Ale w sumie też nie zaszkodził.
Półtora miesiąca temu przez internet przewaliła się fama, że Burger King daje jakiemuś blogerowi 100 tys. złotych za to żeby o nim pisał, lub coś w tym stylu.
Okazało się, że tym blogerem jest Kominek, który dogadał się z menadżerką Burger Kinga w kwestii sponsorowania wojaży Kominka po USA w zamian za jakieś jej opisy z okazjonalnym zająkaniem się na temat dobrodzieja.
Ciekaw byłem skutków tego eksperymentu, dlatego zajrzałem na serwis alexa.
Kominek w statystykach serwisu alexa.com
Jak widać po wykresie, cała akcja ani nie przysłużyła się Kominkowi ani mu nie zaszkodziła. Ilość odwiedzających, po gwałtownym wzroście w dniach szumu medialnego utrzymuje się na mniej więcej stałym poziomie.
[Wg samego Kominka: "Informacje o kampanii, a także wywiady z jej autorami i głównym bohaterem, wygenerowały w mediach drukowanych, elektronicznych i online blisko 200 publikacji, z którymi mogło się zetknąć nawet 30 milionów czytelników."]
Niestety wyników tej zabawy dla drugiej strony, czyli Burger Kinga, raczej nigdy nie poznamy bo śmiało obstawiam, że były – żadne. [patrz niżej na dopisek]
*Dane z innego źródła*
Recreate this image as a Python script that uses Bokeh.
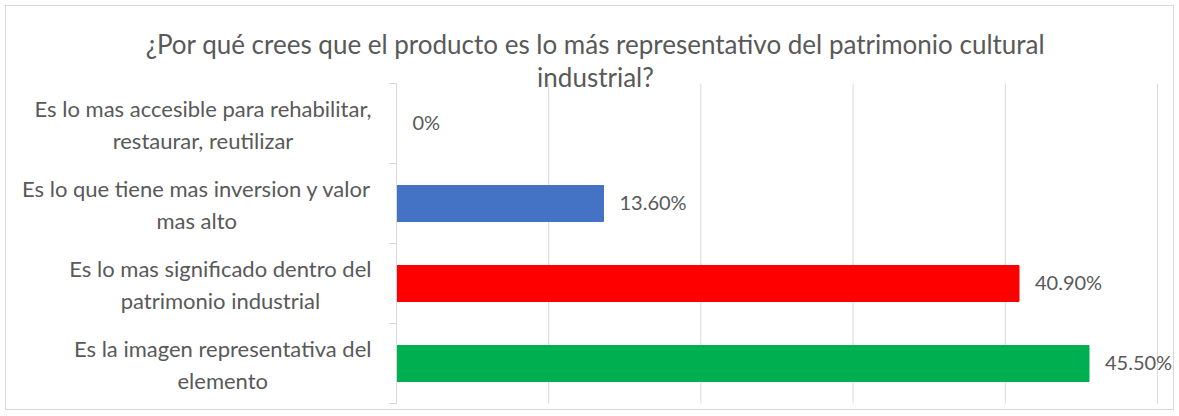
from bokeh.plotting import figure
from bokeh.models import Range1d, FixedTicker, Label, LabelSet, ColumnDataSource
from bokeh.core.properties import value
from bokeh.embed import file_html
from bokeh.resources import INLINE

title_lines = ["¿Por qué crees que el producto es lo más representativo del patrimonio cultural",
               "industrial?"]
# top to bottom
categories = ["Es lo mas accesible para rehabilitar,\nrestaurar, reutilizar",
              "Es lo que tiene mas inversion y valor\nmas alto",
              "Es lo mas significado dentro del\npatrimonio industrial",
              "Es la imagen representativa del\nelemento"]
values = [0.0, 0.136, 0.409, 0.455]
value_labels = ["0%", "13.60%", "40.90%", "45.50%"]
colors = ["#4472C4", "#4472C4", "#FF0000", "#00B050"]
grid_ticks = [0.1, 0.2, 0.3, 0.4, 0.5]

n = len(categories)
ypos = [n - 1 - i for i in range(n)]

FONT = "Lato"
TXT = "#595959"
GRID = "#d9d9d9"

p = figure(width=1169, height=405, output_backend="svg", toolbar_location=None,
           x_axis_location=None,
           x_range=Range1d(-0.24836, 0.51183), y_range=Range1d(-0.6, 4.4625),
           min_border_left=12, min_border_right=0, min_border_top=0, min_border_bottom=0)
p.outline_line_color = None
p.background_fill_color = "white"
p.border_fill_color = "white"
p.styles = {"border": "1px solid #d9d9d9", "margin": "5px"}
p.grid.visible = False

# vertical gridlines restricted to the plot area
p.segment(x0=grid_ticks, x1=grid_ticks, y0=[-0.5] * len(grid_ticks), y1=[n - 0.5] * len(grid_ticks),
          line_color=GRID, line_width=1)

# category axis: line at x=0 with ticks at category boundaries
bounds_ticks = [-0.5 + i for i in range(n + 1)]
ax = p.yaxis[0]
ax.fixed_location = 0
ax.bounds = (-0.5, n - 0.5)
ax.ticker = FixedTicker(ticks=bounds_ticks)
ax.major_label_overrides = {t: "" for t in bounds_ticks}
ax.major_label_standoff = 0
ax.axis_line_color = GRID
ax.major_tick_line_color = GRID
ax.major_tick_out = 7
ax.major_tick_in = 0
ax.minor_tick_line_color = None

src = ColumnDataSource(dict(y=ypos, v=values, lab=value_labels, c=colors))
p.hbar(y="y", left=0, right="v", height=0.45, fill_color="c", line_color="c", source=src)

p.add_layout(LabelSet(x="v", y="y", text="lab", source=src, x_offset=16, y_offset=2,
                      text_baseline="middle", text_align="left",
                      text_font=value(FONT), text_font_size=value("20px"), text_color=value(TXT)))

# category labels: block right-aligned next to the axis, lines centered
for cat, y in zip(categories, ypos):
    p.add_layout(Label(x=0, y=y, x_offset=-25, y_offset=-1, text=cat,
                       anchor="center_right", text_align="center", text_baseline="middle",
                       text_font=FONT, text_font_size="22px", text_color=TXT,
                       text_line_height=1.17))

# title
for t, yo in zip(title_lines, [40, 7]):
    p.add_layout(Label(x=0, y=n - 0.5, x_offset=199, y_offset=yo, text=t,
                       text_align="center", text_baseline="alphabetic",
                       text_font=FONT, text_font_size="26px", text_color=TXT))

open("out.html", "w").write(file_html(p, INLINE))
Niestety Internet i Internauci kompletnie się nie liczą. Takoż nie liczą się kompletnie osoby popularne wśród Internautów.
Ciągle widać, że liczy się tylko telewizja, a na ekranie Kominek wypada fatalnie 🙁
A szkoda, bo po pierwsze mógłby być gwiazdą miary Kuby Wojewódzkiego czy też Majewskiego, a po drugie nie wypadałyby mi zęby z rozpaczy podczas przypadkowego oglądnięcia kawałeczka programu prowadzonego przez głównego wyjca z zespołu „Ich Troje”. Toż to była dopiero żenada!
p.s.
Zabawne jest, że media przeoczają systematycznie skalę poczytności bloga Korwina-Mikke – wielokrotnie większą niż wszystkich blogerów razem wziętych – uparcie wmawiając tłumowi, że królem Internetu jest… Kominek.
Wstyd z powodu braku profesjonalizmu albo śmiech na sali!
Jak ktoś nie wierzy mi na słowo to niech sobie choćby sprawdzi ilość fanów na Twarzobogu jaką ma Korwin a jaką Kominek.
Dopisek:
Na temat akcji wypowiedział się jednak i Burger King.
Cytuję (również z wpisu Kominka):
Jesteśmy bardzo zadowoleni z przebiegu akcji „Burger King Trip”.Duży przyrost liczby fanów i użytkowników naszego fan page na Facebooku to jeden ze wskaźników, którym mierzymy sukces tej kampanii – mówi Daniel Kasper, Brand President marki Burger King – Bardziej, niż ilościowe, cieszą nas jednak wskaźniki jakościowe.Udało nam się bowiem zbudować jedną z najlepszych społeczności w polskim facebooku: zaangażowaną, chętnie podejmującą dialog z marką i lojalną.